Start Data for processing

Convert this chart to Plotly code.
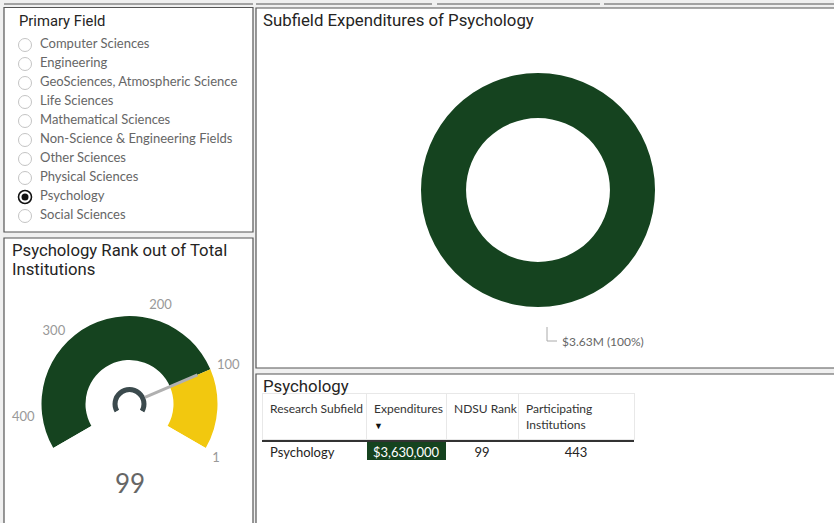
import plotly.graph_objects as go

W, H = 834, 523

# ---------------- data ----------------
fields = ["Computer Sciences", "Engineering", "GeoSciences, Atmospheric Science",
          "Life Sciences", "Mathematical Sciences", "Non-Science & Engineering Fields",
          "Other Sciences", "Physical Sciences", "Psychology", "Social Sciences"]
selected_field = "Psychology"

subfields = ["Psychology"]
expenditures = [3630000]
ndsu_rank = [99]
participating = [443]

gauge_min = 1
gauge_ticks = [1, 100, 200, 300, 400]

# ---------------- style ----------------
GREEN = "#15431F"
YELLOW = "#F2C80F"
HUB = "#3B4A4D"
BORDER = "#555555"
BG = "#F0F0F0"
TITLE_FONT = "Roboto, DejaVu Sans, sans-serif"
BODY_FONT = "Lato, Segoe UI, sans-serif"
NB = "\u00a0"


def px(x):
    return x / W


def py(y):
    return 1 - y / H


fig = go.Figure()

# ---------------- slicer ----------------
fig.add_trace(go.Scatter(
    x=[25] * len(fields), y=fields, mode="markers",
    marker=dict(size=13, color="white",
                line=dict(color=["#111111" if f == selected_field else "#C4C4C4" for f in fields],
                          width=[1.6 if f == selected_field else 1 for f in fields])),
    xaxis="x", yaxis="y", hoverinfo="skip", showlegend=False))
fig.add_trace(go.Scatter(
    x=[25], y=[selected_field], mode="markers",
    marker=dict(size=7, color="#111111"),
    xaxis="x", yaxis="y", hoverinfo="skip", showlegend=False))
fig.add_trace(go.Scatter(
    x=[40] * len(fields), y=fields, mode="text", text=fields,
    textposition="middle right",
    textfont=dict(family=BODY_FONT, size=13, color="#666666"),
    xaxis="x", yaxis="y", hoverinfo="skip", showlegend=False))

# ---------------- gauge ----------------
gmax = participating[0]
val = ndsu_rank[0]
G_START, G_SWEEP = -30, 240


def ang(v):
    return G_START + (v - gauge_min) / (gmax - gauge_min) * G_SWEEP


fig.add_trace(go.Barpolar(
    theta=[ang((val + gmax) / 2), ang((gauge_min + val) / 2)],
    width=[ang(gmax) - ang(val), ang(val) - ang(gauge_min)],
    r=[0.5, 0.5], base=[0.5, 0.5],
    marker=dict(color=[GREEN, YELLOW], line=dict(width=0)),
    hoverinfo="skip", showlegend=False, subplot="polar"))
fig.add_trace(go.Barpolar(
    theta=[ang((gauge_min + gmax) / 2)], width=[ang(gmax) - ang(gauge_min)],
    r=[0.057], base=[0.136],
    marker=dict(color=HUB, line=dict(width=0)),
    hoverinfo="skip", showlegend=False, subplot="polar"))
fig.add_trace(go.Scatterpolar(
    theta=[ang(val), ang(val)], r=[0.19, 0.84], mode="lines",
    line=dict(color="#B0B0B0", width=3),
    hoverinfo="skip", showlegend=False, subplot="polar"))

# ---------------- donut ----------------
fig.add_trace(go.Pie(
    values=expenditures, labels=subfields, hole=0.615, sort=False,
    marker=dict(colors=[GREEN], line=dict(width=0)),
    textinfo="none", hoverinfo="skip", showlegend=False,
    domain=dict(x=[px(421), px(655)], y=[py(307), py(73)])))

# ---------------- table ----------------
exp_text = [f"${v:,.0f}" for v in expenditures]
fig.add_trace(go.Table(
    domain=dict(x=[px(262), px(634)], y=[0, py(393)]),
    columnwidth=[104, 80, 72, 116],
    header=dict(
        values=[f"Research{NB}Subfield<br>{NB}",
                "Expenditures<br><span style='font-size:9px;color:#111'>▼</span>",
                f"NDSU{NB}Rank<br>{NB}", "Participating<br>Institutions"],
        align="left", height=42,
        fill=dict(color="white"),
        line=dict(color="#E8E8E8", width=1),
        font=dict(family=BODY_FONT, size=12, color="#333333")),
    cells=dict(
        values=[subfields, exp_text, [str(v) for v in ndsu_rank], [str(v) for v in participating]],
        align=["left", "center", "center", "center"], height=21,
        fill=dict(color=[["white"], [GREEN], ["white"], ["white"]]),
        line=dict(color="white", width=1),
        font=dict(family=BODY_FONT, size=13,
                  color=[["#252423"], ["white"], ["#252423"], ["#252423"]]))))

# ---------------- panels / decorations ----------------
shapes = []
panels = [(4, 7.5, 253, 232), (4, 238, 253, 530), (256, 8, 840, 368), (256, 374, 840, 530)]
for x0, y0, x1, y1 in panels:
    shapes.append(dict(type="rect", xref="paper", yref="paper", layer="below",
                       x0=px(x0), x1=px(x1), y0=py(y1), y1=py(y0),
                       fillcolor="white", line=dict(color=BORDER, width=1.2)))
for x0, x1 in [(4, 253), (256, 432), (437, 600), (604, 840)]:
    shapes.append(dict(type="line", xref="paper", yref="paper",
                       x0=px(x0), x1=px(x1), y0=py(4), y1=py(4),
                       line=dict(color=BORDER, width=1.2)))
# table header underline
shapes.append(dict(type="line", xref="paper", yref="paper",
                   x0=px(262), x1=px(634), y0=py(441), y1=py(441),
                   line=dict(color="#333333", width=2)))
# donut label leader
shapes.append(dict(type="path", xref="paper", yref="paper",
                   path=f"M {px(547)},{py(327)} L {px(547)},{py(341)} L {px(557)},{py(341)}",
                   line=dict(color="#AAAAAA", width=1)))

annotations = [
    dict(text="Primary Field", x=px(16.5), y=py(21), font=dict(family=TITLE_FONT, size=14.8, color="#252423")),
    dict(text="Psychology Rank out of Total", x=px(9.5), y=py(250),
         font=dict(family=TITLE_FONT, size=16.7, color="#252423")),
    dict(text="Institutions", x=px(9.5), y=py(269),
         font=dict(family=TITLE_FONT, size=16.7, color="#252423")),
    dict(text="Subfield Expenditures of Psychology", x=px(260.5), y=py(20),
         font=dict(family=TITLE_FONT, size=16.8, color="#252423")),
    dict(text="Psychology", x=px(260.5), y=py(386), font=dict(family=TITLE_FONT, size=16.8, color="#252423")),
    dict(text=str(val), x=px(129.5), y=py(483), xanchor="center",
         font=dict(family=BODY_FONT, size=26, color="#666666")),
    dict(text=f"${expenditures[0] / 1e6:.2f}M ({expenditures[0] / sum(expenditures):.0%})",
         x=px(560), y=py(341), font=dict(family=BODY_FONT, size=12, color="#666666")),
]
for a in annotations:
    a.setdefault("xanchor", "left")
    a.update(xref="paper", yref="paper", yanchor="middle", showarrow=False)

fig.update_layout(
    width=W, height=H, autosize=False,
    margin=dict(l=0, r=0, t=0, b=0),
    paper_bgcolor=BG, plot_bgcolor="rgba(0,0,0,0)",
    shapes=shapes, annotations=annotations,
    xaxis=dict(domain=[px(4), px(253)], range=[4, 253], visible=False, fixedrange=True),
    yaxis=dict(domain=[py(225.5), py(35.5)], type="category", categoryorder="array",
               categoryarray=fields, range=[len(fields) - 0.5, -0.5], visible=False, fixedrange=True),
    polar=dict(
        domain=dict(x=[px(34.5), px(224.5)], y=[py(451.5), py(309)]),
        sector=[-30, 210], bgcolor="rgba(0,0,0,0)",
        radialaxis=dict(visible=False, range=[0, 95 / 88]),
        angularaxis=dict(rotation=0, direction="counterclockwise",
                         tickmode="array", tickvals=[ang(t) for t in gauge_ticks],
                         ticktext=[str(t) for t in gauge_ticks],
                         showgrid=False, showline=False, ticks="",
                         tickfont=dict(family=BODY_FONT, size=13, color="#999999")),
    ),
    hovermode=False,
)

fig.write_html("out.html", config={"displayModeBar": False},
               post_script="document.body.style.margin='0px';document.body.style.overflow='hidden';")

End Data for processing
Start Data for processing

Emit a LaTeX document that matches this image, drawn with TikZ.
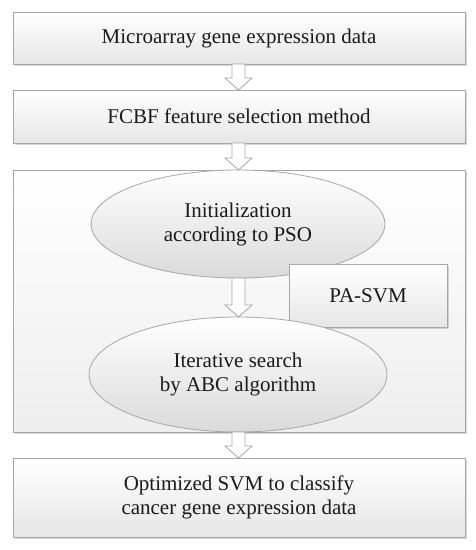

End Data for processing

Above are some records. Output exactly the lines from the one that contains "Convert this chart to Plotly code." to the one that contains "gauge_ticks = [1, 100, 200, 300, 400]", keeping both, and omit the pictures.

- **Answer to the problem**:
Convert this chart to Plotly code.
import plotly.graph_objects as go

W, H = 834, 523

# ---------------- data ----------------
fields = ["Computer Sciences", "Engineering", "GeoSciences, Atmospheric Science",
          "Life Sciences", "Mathematical Sciences", "Non-Science & Engineering Fields",
          "Other Sciences", "Physical Sciences", "Psychology", "Social Sciences"]
selected_field = "Psychology"

subfields = ["Psychology"]
expenditures = [3630000]
ndsu_rank = [99]
participating = [443]

gauge_min = 1
gauge_ticks = [1, 100, 200, 300, 400]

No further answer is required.